Stocks sank on Wednesday as a steep decline in tech shares and worries of rapidly rising rates sent Wall Street on pace for its worst day in eight months.

The Dow Jones Industrial Average closed 831.83 points lower at 25,598.74 as Intel and Microsoft fell more than 3.5 percent each. The Nasdaq Composite plummeted 4 percent to 7,422.05.

The Dow also closed near its lows of the day.

The S&P 500 dropped 3.3 percent to 2,785.68, with the tech sector underperforming. The broad index also posted a five-day losing streak — its longest since November 2016 — and fell below its 50-day and 100-day moving averages, widely followed technical levels.

Both the Dow and S&P 500 posted their biggest one-day drops since early February, while the Nasdaq notched its largest single day sell-off since June 24, 2016.
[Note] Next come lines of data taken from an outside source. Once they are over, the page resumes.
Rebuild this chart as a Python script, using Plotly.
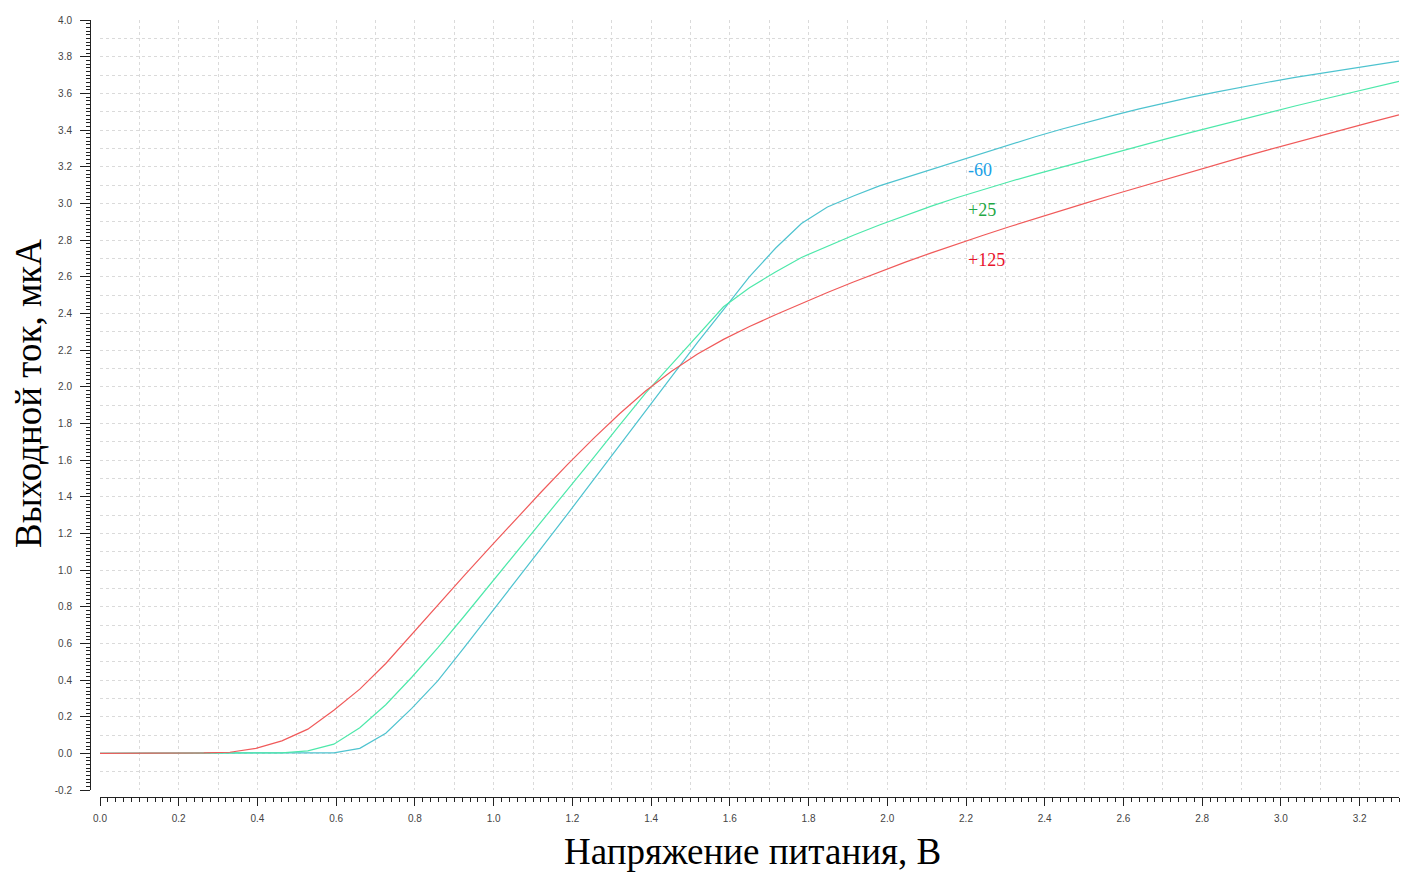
import plotly.graph_objects as go

# Supply voltage, V (step 0.066 V)
voltage = [round(0.066 * k, 3) for k in range(51)]

# Output current, uA, for each temperature
i_m60 = [0, 0, 0, 0, 0, 0, 0, 0.0005, 0.001, 0.003,
         0.027, 0.11, 0.245, 0.395, 0.574, 0.755, 0.938, 1.122, 1.306, 1.494,
         1.684, 1.87, 2.06, 2.242, 2.42, 2.6, 2.755, 2.89, 2.98, 3.04,
         3.095, 3.14, 3.185, 3.23, 3.275, 3.32, 3.363, 3.404, 3.443, 3.48,
         3.515, 3.548, 3.579, 3.608, 3.636, 3.662, 3.687, 3.71, 3.732, 3.754,
         3.776]
i_p25 = [0, 0, 0, 0, 0, 0.0005, 0.001, 0.003, 0.013, 0.05,
         0.14, 0.265, 0.415, 0.575, 0.745, 0.918, 1.091, 1.264, 1.436, 1.613,
         1.79, 1.965, 2.122, 2.28, 2.436, 2.54, 2.625, 2.705, 2.767, 2.826,
         2.882, 2.935, 2.985, 3.032, 3.076, 3.118, 3.158, 3.197, 3.236, 3.274,
         3.312, 3.35, 3.387, 3.424, 3.46, 3.496, 3.531, 3.565, 3.599, 3.632,
         3.665]
i_p125 = [0, 0, 0.0005, 0.001, 0.002, 0.006, 0.027, 0.068, 0.132, 0.235,
          0.35, 0.49, 0.65, 0.81, 0.967, 1.122, 1.276, 1.428, 1.576, 1.718,
          1.852, 1.976, 2.084, 2.178, 2.258, 2.328, 2.392, 2.454, 2.514, 2.571,
          2.626, 2.679, 2.73, 2.779, 2.826, 2.872, 2.917, 2.961, 3.004, 3.047,
          3.089, 3.131, 3.172, 3.213, 3.253, 3.293, 3.332, 3.37, 3.408, 3.446,
          3.483]

series_names = ["-60", "+25", "+125"]
series_values = [i_m60, i_p25, i_p125]
line_colors = ["#4EC3CF", "#4DE8AA", "#F05A5A"]
label_colors = ["#1A9FE6", "#1FA845", "#E8142C"]
label_x = [2.2, 2.2, 2.2]
label_y = [3.18, 2.965, 2.69]

x_title = "Напряжение питания, В"
y_title = "Выходной ток, мкА"

x_range = [0, 3.3]
y_range = [-0.2, 4.0]
y_tick_vals = [round(-0.2 + 0.2 * k, 1) for k in range(22)]
y_tick_text = [f"{v:.1f}" for v in y_tick_vals]

fig = go.Figure()
for name, vals, col in zip(series_names, series_values, line_colors):
    fig.add_trace(go.Scatter(x=voltage, y=vals, mode="lines", name=name,
                             line=dict(color=col, width=1.2), showlegend=False))

# empty trace so the overlay (grid) subplot exists
fig.add_trace(go.Scatter(x=[], y=[], xaxis="x2", yaxis="y2", showlegend=False,
                         hoverinfo="skip"))

for name, xx, yy, col in zip(series_names, label_x, label_y, label_colors):
    fig.add_annotation(x=xx, y=yy, text=name, showarrow=False, xanchor="left",
                       yanchor="middle",
                       font=dict(family="Liberation Serif", size=18, color=col))

W, H = 1422, 886
ml, mr, mt, mb = 90, 23, 20, 89
pw = W - ml - mr
ph = H - mt - mb

tick_font = dict(family="Liberation Sans, Arial", size=10, color="#444")

fig.update_layout(
    width=W, height=H,
    margin=dict(l=ml, r=mr, t=mt, b=mb, pad=0),
    plot_bgcolor="white", paper_bgcolor="white",
    xaxis=dict(domain=[10 / pw, 1], range=x_range, anchor="free", position=0,
               dtick=0.2, tick0=0, tickformat=".1f", ticks="outside", ticklen=8,
               tickcolor="#222", tickwidth=1, showline=True, linecolor="#222",
               linewidth=1, showgrid=False, zeroline=False, tickfont=tick_font,
               ticklabelstandoff=4,
               minor=dict(dtick=0.02, tick0=0, ticks="outside", ticklen=4,
                          tickcolor="#222", showgrid=False)),
    yaxis=dict(domain=[7 / ph, 1], range=y_range, anchor="free", position=0,
               tickmode="array", tickvals=y_tick_vals, ticktext=y_tick_text,
               ticks="outside", ticklen=10,
               tickcolor="#222", tickwidth=1, showline=True, linecolor="#222",
               linewidth=1, showgrid=False, zeroline=False, tickfont=tick_font,
               ticklabelstandoff=6,
               minor=dict(dtick=0.02, tick0=0, ticks="outside", ticklen=4,
                          tickcolor="#222", showgrid=False)),
    xaxis2=dict(overlaying="x", range=x_range, anchor="free", position=0,
                dtick=0.1, tick0=0, showticklabels=False, ticks="",
                showline=False, zeroline=False, showgrid=True,
                gridcolor="#dadada", griddash="dot", gridwidth=1),
    yaxis2=dict(overlaying="y", range=y_range, anchor="free", position=0,
                dtick=0.1, tick0=0, showticklabels=False, ticks="",
                showline=False, zeroline=False, showgrid=True,
                gridcolor="#dadada", griddash="dot", gridwidth=1),
)

fig.add_annotation(xref="paper", yref="paper", x=(28 - ml) / pw,
                   y=(H - mb - 394) / ph, text=y_title, textangle=-90,
                   showarrow=False, xanchor="center", yanchor="middle",
                   font=dict(family="Liberation Serif", size=37, color="black"))
fig.add_annotation(xref="paper", yref="paper", x=(752 - ml) / pw,
                   y=(H - mb - 851) / ph, text=x_title, showarrow=False,
                   xanchor="center", yanchor="middle",
                   font=dict(family="Liberation Serif", size=37, color="black"))

fig.write_html("out.html")
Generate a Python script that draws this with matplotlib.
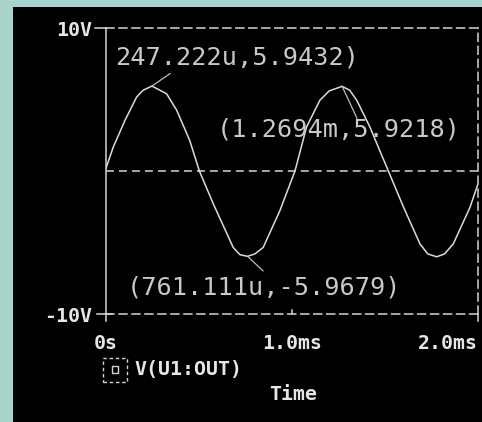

Stocks have fallen sharply this month. For October, the S&P 500 and the Dow are down more than 4.4 percent and 3.3 percent, respectively. The Nasdaq, meanwhile, has lost more than 7.5 percent.

Rising rate fears and a pivot out of technology stocks have made it a rough last few days. The Dow has dropped four of the last five sessions.

Shares of Amazon declined 6.2 percent on Wednesday, while Netflix slid 8.4 percent. Facebook and Apple also fell more than 4 percent each. These stocks are top performers for the year and for most of the bull market. For the overall tech sector in the S&P 500, it was the worst day in seven years, dropping 4.8 percent.

“People are getting out of the high-flying tech names right now,” said Larry Benedict, CEO of The Opportunistic Trader. “I think people are under-hedged; there could be more pain ahead.

Here’s another thought for you. Do you suppose investors see the high tech industries as vulnerable due to their tendency towards a liberal viewpoint, especially considering the impending Red Wave in the upcoming election? There has been a lot of talk about censorship of conservatives in the social media platforms, and we saw FB take a pretty big hit not long ago, possibly due to a perceived decline of popularity of the platform. Then there is Nike, who made Colin Kaepernick on the payroll as their poster boy. Granted, the stock bounced back, but they took a four-plus billion dollar drop in value in one trading day. I’m by no means an expert in these areas, but if a rank amateur like myself can come up with these ideas, the more sophisticated investor would likely have better analysis than I do.